Mais aucune étude ne le démontre… C’est faux ! Par ailleurs, la réforme de l’assurance- chômage est une des solutions, mais pas la seule. Il faut également continuer à réformer le marché du travail, mieux former, et transformer le dispositif du Revenu de solidarité active (RSA).
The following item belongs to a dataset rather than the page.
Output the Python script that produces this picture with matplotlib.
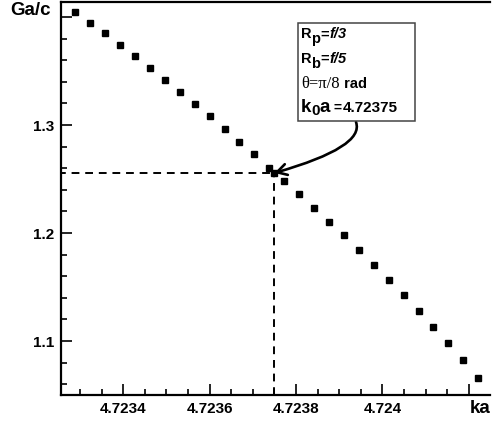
import matplotlib
matplotlib.use("Agg")
import matplotlib.pyplot as plt
from matplotlib.patches import Rectangle
from matplotlib.ticker import MultipleLocator

plt.rcParams['font.family'] = ['Liberation Sans', 'DejaVu Sans']

# k0*a values and normalized G (Ga/c)
ka = [4.723288, 4.723323, 4.723358, 4.723392, 4.723427, 4.723462,
      4.723497, 4.723531, 4.723566, 4.723601, 4.723635, 4.723669,
      4.723703, 4.723738, 4.723750, 4.723773, 4.723807, 4.723842,
      4.723876, 4.723911, 4.723946, 4.723980, 4.724015, 4.724049,
      4.724084, 4.724118, 4.724152, 4.724187, 4.724222]
gac = [1.4049, 1.3947, 1.3849, 1.3741, 1.3639, 1.3525,
       1.3414, 1.3306, 1.3194, 1.3083, 1.2963, 1.2845,
       1.2729, 1.2605, 1.2556, 1.2484, 1.2364, 1.2236,
       1.2105, 1.1979, 1.1840, 1.1701, 1.1562, 1.1423,
       1.1278, 1.1127, 1.0981, 1.0824, 1.0655]

k0a_mark = 4.72375
gac_mark = 1.2556

xticks = [4.7234, 4.7236, 4.7238, 4.7240, 4.7242]
xticklabels = ["4.7234", "4.7236", "4.7238", "4.724", ""]
yticks = [1.1, 1.2, 1.3, 1.4]
yticklabels = ["1.1", "1.2", "1.3", ""]

W, H = 492, 423
fig = plt.figure(figsize=(W / 100, H / 100), dpi=100)
ax = fig.add_axes([61 / W, 28 / H, 429 / W, 393 / H])

ax.plot(ka, gac, ls='none', marker='s', ms=4, color='black')

# dashed guide lines to the marked point
ax.plot([4.72325, k0a_mark], [gac_mark, gac_mark], color='black',
        lw=1.4, ls=(0, (4, 3)))
ax.plot([k0a_mark, k0a_mark], [1.05, gac_mark], color='black',
        lw=1.4, ls=(0, (4, 3)))

ax.set_xlim(4.723256, 4.724249)
ax.set_ylim(1.05, 1.4139)

ax.set_xticks(xticks)
ax.set_xticklabels(xticklabels)
ax.set_yticks(yticks)
ax.set_yticklabels(yticklabels)
ax.xaxis.set_minor_locator(MultipleLocator(0.00005))
ax.yaxis.set_minor_locator(MultipleLocator(0.02))
ax.tick_params(which='both', direction='in', width=1.2, top=False, right=False)
ax.tick_params(which='major', length=8, labelsize=11, pad=5)
ax.tick_params(which='minor', length=4.5)
for lab in ax.get_xticklabels() + ax.get_yticklabels():
    lab.set_fontweight('bold')

for side in ['left', 'bottom', 'top']:
    ax.spines[side].set_linewidth(1.6)
ax.spines['right'].set_visible(False)

fig.text(10 / W, 1 - 15 / H, "Ga/c", fontsize=13.5, fontweight='bold',
         va='baseline', ha='left')
fig.text(470 / W, 1 - 413 / H, "ka", fontsize=13.5, fontweight='bold',
         va='baseline', ha='left')

# info box (drawn on the axes so the text pieces can sit above it)
ax.add_patch(Rectangle((298 / W, 1 - 121 / H), 117 / W, 98 / H,
                       transform=fig.transFigure, facecolor='white',
                       edgecolor='#444444', lw=1.1, zorder=4, clip_on=False))

SANS = 'Liberation Sans'
SERIF = 'Liberation Serif'
# (text, size, baseline shift in pt, family, weight, style)
box_lines = [
    (38.5, [("R", 10.5, 0, SANS, 'bold', 'normal'),
            ("p", 10.5, -3.5, SANS, 'bold', 'normal'),
            ("=", 10.5, 0, SANS, 'bold', 'normal'),
            ("f/3", 10.5, 0, SANS, 'bold', 'italic')]),
    (63, [("R", 10.5, 0, SANS, 'bold', 'normal'),
          ("b", 10.5, -3.5, SANS, 'bold', 'normal'),
          ("=", 10.5, 0, SANS, 'bold', 'normal'),
          ("f/5", 10.5, 0, SANS, 'bold', 'italic')]),
    (88, [("θ=π/8", 12, 0, SERIF, 'normal', 'normal'),
          (" rad", 10.5, 0, SANS, 'bold', 'normal')]),
    (112.5, [("k", 13.5, 0, SANS, 'bold', 'normal'),
             ("0", 11, -1.8, SANS, 'bold', 'normal'),
             ("a", 13.5, 0, SANS, 'bold', 'normal'),
             (" =", 10, 0, SANS, 'bold', 'normal'),
             ("4.72375", 11, 0, SANS, 'bold', 'normal')]),
]
for base, pieces in box_lines:
    prev = None
    for s, fs, dy, fam, fw, st in pieces:
        kw = dict(fontsize=fs, family=fam, fontweight=fw, fontstyle=st,
                  va='baseline', ha='left', zorder=5)
        if prev is None:
            prev = ax.text(301 / W, 1 - base / H, s, transform=fig.transFigure,
                           clip_on=False, **kw)
        else:
            prev = ax.annotate(s, xy=(1, 1 - base / H),
                               xycoords=(prev, 'figure fraction'),
                               xytext=(0, dy), textcoords='offset points',
                               annotation_clip=False, **kw)

ax.annotate("", xy=(k0a_mark, gac_mark), xycoords='data',
            xytext=(356 / W, 1 - 122 / H), textcoords='figure fraction',
            arrowprops=dict(arrowstyle='->,head_length=0.7,head_width=0.4',
                            lw=1.9, color='black', shrinkA=0, shrinkB=0,
                            connectionstyle='angle3,angleA=-70,angleB=16'))

fig.savefig("out.png", dpi=100)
Quelle doit être la durée d’indemnisation selon vous ? Comptez-vous aligner celle des chômeurs seniors sur celle des moins de 55 ans ? C’est aux partenaires sociaux de décider. Mais est- ce vraiment pertinent que les plus de 55 ans aient une durée d’indemnisation plus longue ? N’est- ce pas une façon de transformer l’assurance- chômage en mise à la retraite déguisée ? Ce défi concerne tout le monde. Les entreprises ont une responsabilité particulière à exercer. Je propose un contrat dans lequel les seniors travailleraient 80 %
de leur temps, toucheraient 90 % de leur salaire et auraient droit à 100 % de la retraite.
Qui paierait ? L’État ou les entreprises ?
Je suis pour un partage des coûts.
Beaucoup de Français ne comprennent pas qu’on s’en prenne aux chômeurs plutôt que de demander un effort fiscal aux plus riches.
On ne s’en prend pas aux chômeurs ! Nous voulons aider les Français à retrouver un emploi ! Sur la fiscalité, je rappelle que 70 % de l’impôt sur le revenu sont payés par 10 % des contribuables. Et le taux marginal d’imposition le plus élevé approche les 60 %. Mais là aussi, il reste des choses à faire. Je porterai avec beaucoup de force lors de mon prochain déplacement à Washington (États- Unis) l’idée d’une imposition internationale minimale sur le revenu des individus. Nous l’avons fait pour les multinationales.
« Il y a deux gangrènes dans la société française »
Mais cela a pris plus de cinq ans. C’est vrai mais nous avons réussi ! Nous avons mis en place une taxation sur les géants du numérique et une imposition minimale sur les sociétés. Nous savons comment avancer.